Estas questões tornam-se ainda mais perturbadoras quando
se considera que as instituições que sempre serviram de obstáculo às piores
formas de corrupção cultural – a família e a Igreja – estão, em muitos lugares,
em crise. Hoje enfrentamos estes desafios, por assim dizer, de mãos atadas
atrás das costas. A esperança pode ser difícil de conseguir.

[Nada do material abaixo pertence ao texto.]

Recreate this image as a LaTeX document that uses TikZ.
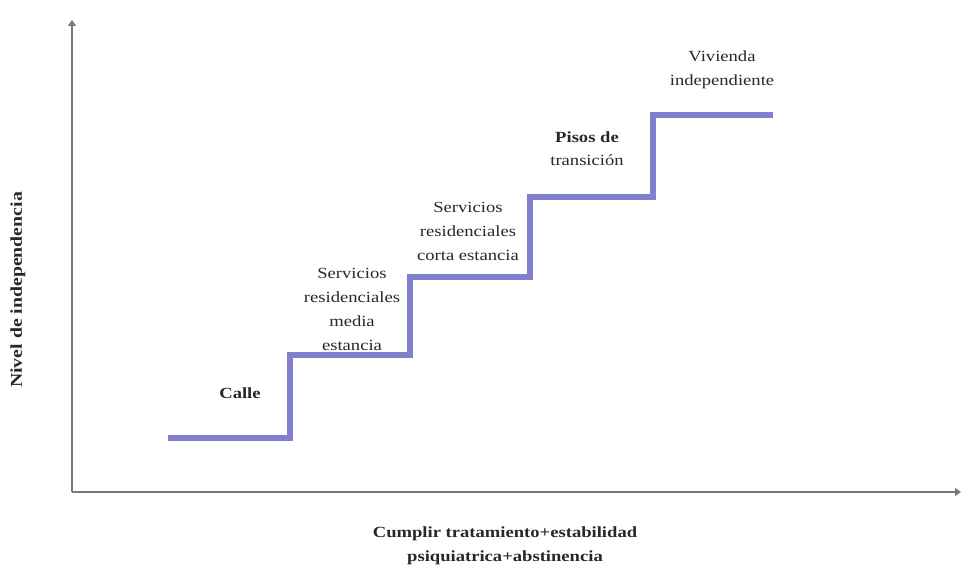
\documentclass[tikz,border=0pt]{standalone}
\usepackage{fontspec}
\setmainfont{Liberation Serif}[FakeStretch=1.2]
\usetikzlibrary{arrows.meta}
\definecolor{stepblue}{RGB}{128,128,204}
\definecolor{axisgray}{RGB}{120,120,120}
\definecolor{txt}{RGB}{40,40,40}
\begin{document}
\begin{tikzpicture}[x=1pt,y=-1pt,
  lbl/.style={align=center,font=\fontsize{15.5}{24}\selectfont,text=txt,inner sep=0pt},
  blbl/.style={lbl,font=\fontsize{15.5}{24}\selectfont\bfseries},
  axisline/.style={draw=axisgray,line width=1.3pt},
  stair/.style={draw=stepblue,line width=5.5pt,line join=miter}]
\useasboundingbox (0,0) rectangle (961,567);
\fill[white] (0,0) rectangle (961,567);
% axes
\coordinate (O) at (72,492);
\coordinate (ytop) at (72,20);
\coordinate (xend) at (961,492);
\draw[axisline,-{Triangle[width=8pt,length=6pt]}] (O) -- (ytop);
\draw[axisline,-{Triangle[width=8pt,length=6pt]}] (O) -- (xend);
% stairs
\coordinate (s0) at (168,438);
\coordinate (s1) at (290,438);
\coordinate (s2) at (290,355);
\coordinate (s3) at (410,355);
\coordinate (s4) at (410,277);
\coordinate (s5) at (530,277);
\coordinate (s6) at (530,197);
\coordinate (s7) at (653,197);
\coordinate (s8) at (653,115);
\coordinate (s9) at (773,115);
\draw[stair] (s0) -- (s1) -- (s2) -- (s3) -- (s4) -- (s5) -- (s6) -- (s7) -- (s8) -- (s9);
% labels
\node[blbl] (calle) at (240,393) {Calle};
\node[lbl] (media) at (352,309) {Servicios\\residenciales\\media\\estancia};
\node[lbl] (corta) at (468,231) {Servicios\\residenciales\\corta estancia};
\node[blbl] (pisos) at (587,149) {Pisos de\\[-1pt]\mdseries transición};
\node[lbl] (viv) at (722,70) {Vivienda\\independiente};
\node[blbl] (xlab) at (505,546) {Cumplir tratamiento+estabilidad\\psiquiatrica+abstinencia};
\node[blbl,rotate=90,font=\fontsize{16.5}{24}\selectfont\bfseries] (ylab) at (18,290) {Nivel de independencia};
\end{tikzpicture}
\end{document}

O meu colega George Weigel alertou para aquilo que
apelida de “tirania do possível”, a ideia de que por piores que sejam os tempos
em que nos encontramos, por mais escuro que o futuro possa parecer, as coisas não
poderiam ser diferentes daquilo que são. A história da Polónia também tem umas
lições para nos dar a este respeito.
Foi há apenas uma geração que a força sufocante e
aparentemente inquebrável do comunismo nesta parte do mundo terminou de forma
abrupta e inesperada, com os eventos de 1989 e depois. E hoje os mártires de
Auschwitz são venerados como símbolos de esperança e bondade, mesmo no meio do
mal mais inexplicável. A história deste lugar está cheia de recordações de que
a salvação não está nas promessas vãs das ideologias, nem nos poderosos deste
mundo, mas naquele que se sujeitou à morte e que chama cada um de nós para O
seguir até ao Calvário.
Na próxima semana o grupo vai visitar um local muito
diferente de Auschwitz: o Santuário da Divina Misericórdia, onde os restos
mortais de Santa Faustina Kowalska descansam debaixo da imagem que emergiu da
obscuridade para ser venerada por todo o mundo. A misericórdia de Deus limita o
mal do mundo. A sua luz brilha na escuridão – uma luz que as trevas não compreendem.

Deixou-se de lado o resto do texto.